Jika itu yang terjadi, imbuh Ade, bukan hanya Wa Ode Nurhayati serta KPK yang dirugikan. Menkeu pun akan merugi. "Penolakan Menkeu ini tidak hanya kontraproduktif terhadap kepentingan penegakan hukum antikorupsi. Menkeu pun akan terus-menerus tersandera kepentingan pihak tertentu yang mungkin menekannya untuk tidak memberi kesaksian," kata Ade.

Panggil paksa
Seharusnya KPK lebih serius dalam mengejar kesaksian Menkeu. Hal itu mengingat adanya perubahan nama-nama daerah penerima DPID. Padahal, bukan mustahil bahwa daerah yang dicoret itu tidak lebih baik ketimbang daerah yang akhirnya masuk daftar penerima dana.

"Dari situ saja kita patut curiga bahwa ada main belakang dibalik pencairan dana program tersebut. Apalagi, program ini memang sudah melenceng sejak awal karena tidak melewati mekanisme pembahasan antara eksekutif bersama legislatif di komisi terkait. Program ini diputuskan hanya melalui forum sinkronisasi antara Banggar bersama Kemenkeu," imbuh Ade.

Untuk itu, kata Ade, seharusnya KPK bisa memanggil paksa Menkeu guna memberikan kesaksian di depan penyidik. "Mestinya KPK memaksa Menkeu karena dia merupakan saksi penting," tegasnya.

Menanggapi desakan ICW itu, Johan menyebut, KPK tak mungkin memaksa Menkeu untuk memberikan kesaksian. Hal itu seperti diatur dalam Kitab UU Hukum Acara Pidana (KUHAP), seseorang tidak bisa dipanggil paksa selama yang bersangkutan berstatus saksi meringankan.

KUHAP mengatur, setiap pihak yang dipanggil wajib hukumnya untuk hadir. Tapi, untuk saksi meringankan, KPK tidak bisa memaksa apabila yang bersangkutan menolak untuk datang. "Kami tidak bisa memaksa," kata Johan.

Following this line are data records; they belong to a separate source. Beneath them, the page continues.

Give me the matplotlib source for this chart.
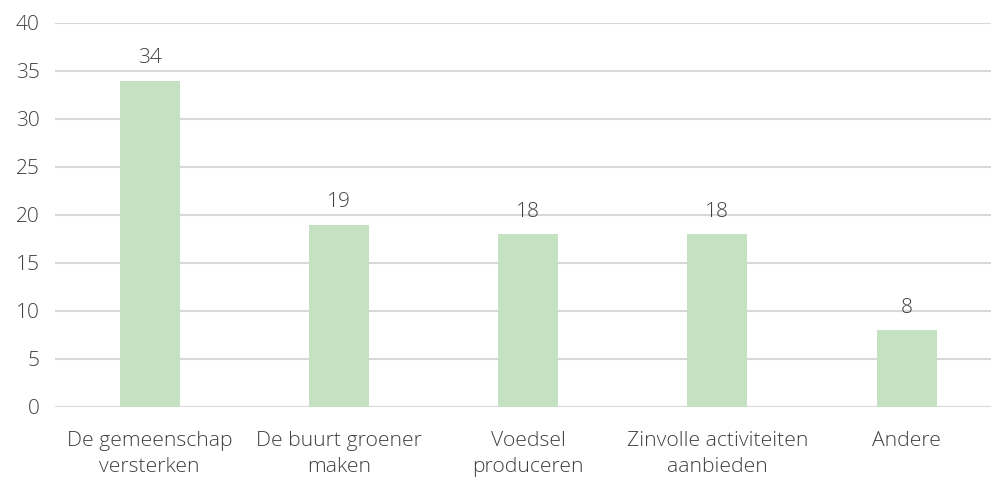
import matplotlib.pyplot as plt
import numpy as np

# Dane wykresu
categories = ['De gemeenschap\nversterken', 'De buurt groener\nmaken', 'Voedsel\nproduceren',
              'Zinvolle activiteiten\naanbieden', 'Andere']
values = [34, 19, 18, 18, 8]
yticks = [0, 5, 10, 15, 20, 25, 30, 35, 40]

plt.rcParams['font.family'] = ['Open Sans', 'DejaVu Sans']
plt.rcParams['font.weight'] = 'light'
text_color = '#404040'

fig = plt.figure(figsize=(9.91, 4.78), dpi=100)
# pozycja obszaru wykresu w pikselach: x 55-991, y 23-407
ax = fig.add_axes([55 / 991, 1 - 407 / 478, 936 / 991, 384 / 478])

x = np.arange(len(categories))
bars = ax.bar(x, values, width=0.317, color='#C4E1C2', zorder=2)

for xi, v in zip(x, values):
    ax.annotate(str(v), (xi, v), xytext=(0, 9), textcoords='offset points',
                ha='center', va='bottom', fontsize=15, color=text_color)

ax.set_xlim(-0.5, 4.446)
ax.set_ylim(0, 40)
ax.set_yticks(yticks)
ax.set_xticks(x)
ax.set_xticklabels(categories, fontsize=15.2, color=text_color, linespacing=1.4)
ax.tick_params(axis='y', labelsize=15, labelcolor=text_color, length=0, pad=11)
ax.tick_params(axis='x', length=0, pad=17)

ax.grid(axis='y', color='#D9D9D9', linewidth=1.5, zorder=0)
for s in ax.spines.values():
    s.set_visible(False)

fig.savefig('out.png', dpi=100)
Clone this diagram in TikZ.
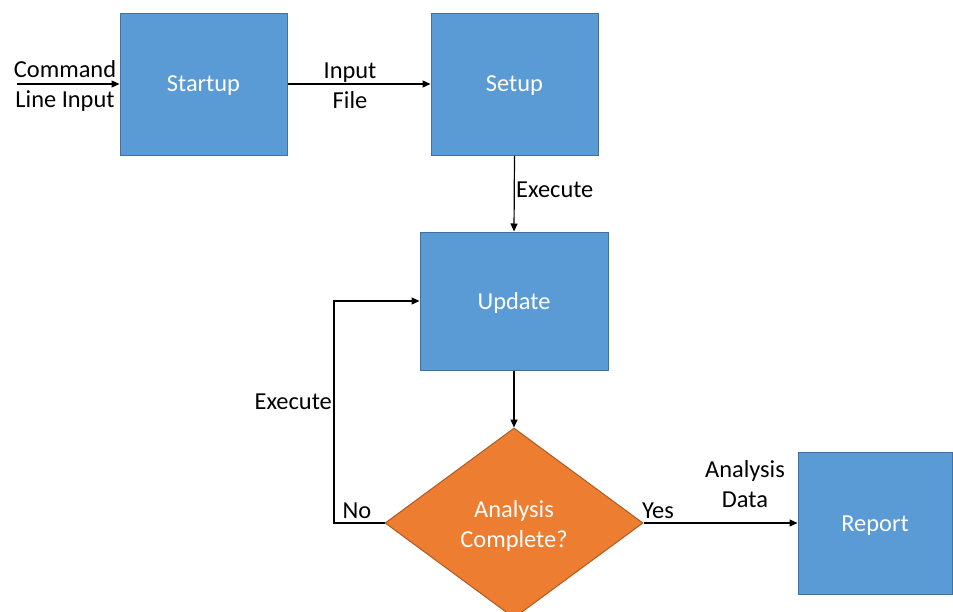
\documentclass[tikz,border=0pt]{standalone}
\usepackage{fontspec}
\setmainfont{Carlito}
\usetikzlibrary{shapes.geometric,arrows.meta}
\definecolor{boxblue}{HTML}{5B9BD5}
\definecolor{boxblueedge}{HTML}{41719C}
\definecolor{diaorange}{HTML}{ED7D31}
\definecolor{diaorangeedge}{HTML}{AE5A21}
\tikzset{
  x=1pt, y=-1pt,
  procbox/.style={draw=boxblueedge, fill=boxblue, line width=1pt, text=white, inner sep=0pt, font=\fontsize{24.4}{29}\selectfont},
  decbox/.style={shape=diamond, draw=diaorangeedge, fill=diaorange, line width=1pt, text=white, inner sep=0pt, minimum width=258pt, minimum height=190pt, align=center, font=\fontsize{24.4}{30}\selectfont},
  conn/.style={line width=1.2pt, -{Triangle[length=8pt,width=7pt]}},
  lbl/.style={text=black, inner sep=0pt, align=center, font=\fontsize{24.4}{29.5}\selectfont}
}
\begin{document}
\begin{tikzpicture}
\useasboundingbox (0,0) rectangle (953,611);
\clip (0,0) rectangle (953,611);
% boxes
\node[procbox, minimum width=167pt, minimum height=142pt] (startup) at (203.5,84) {};
\node[procbox, minimum width=167pt, minimum height=142pt] (setup) at (514.5,84) {};
\node[procbox, minimum width=188pt, minimum height=138pt] (update) at (514,301) {};
\node[decbox] (decide) at (514,523) {};
\node[procbox, minimum width=154pt, minimum height=142pt] (report) at (875,523) {};
% box texts
\node[procbox, draw=none, fill=none] (tstartup) at (203.5,86) {Startup};
\node[procbox, draw=none, fill=none] (tsetup) at (514.5,86) {Setup};
\node[procbox, draw=none, fill=none] (tupdate) at (514,303) {Update};
\node[procbox, draw=none, fill=none, align=center, font=\fontsize{24.4}{30}\selectfont] (tdecide) at (514,526) {Analysis\\Complete?};
\node[procbox, draw=none, fill=none] (treport) at (875,526) {Report};
% free-end coordinates
\coordinate (cmdin) at (17,84);
\coordinate (loopbl) at (334,523);
\coordinate (looptl) at (334,301);
% connectors
\draw[conn] (cmdin) -- (startup.west);
\draw[conn] (startup.east) -- (setup.west);
\draw[conn] (setup.south) -- (update.north);
\draw[conn] (update.south) -- (decide.north);
\draw[conn] (decide.west) -- (loopbl) -- (looptl) -- (update.west);
\draw[conn] (decide.east) -- (report.west);
% labels
\node[lbl] (lcmd) at (65,86) {Command\\Line Input};
\node[lbl] (lfile) at (350,86) {Input\\File};
\node[lbl, anchor=west] (lexec1) at (516,190) {Execute};
\node[lbl, anchor=east] (lexec2) at (332,402) {Execute};
\node[lbl] (lno) at (357,511) {No};
\node[lbl] (lyes) at (658,511) {Yes};
\node[lbl] (ldata) at (745,484) {Analysis\\Data};
\end{tikzpicture}
\end{document}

Dalam perkara ini, Wa Ode diduga menerima suap Rp6 miliar dari pengusaha Fahd A Rafiq melalui Harris Suharman. Dia dijerat Pasal 12 huruf a dan b dan atau Pasal 5 ayat 2 dan atau Pasal 11 UU Pemberantasan Korupsi lantaran menerima Rp6 miliar dari dana penerima PPID sebesar Rp40 miliar di tiga kabupaten di Aceh, yaitu Pidie Jaya, Benar Meriah, dan Aceh Besar. Selain dijerat pasal suap, Wa Ode belakangan juga dijerat pasal pencucian uang pada kasus yang sama.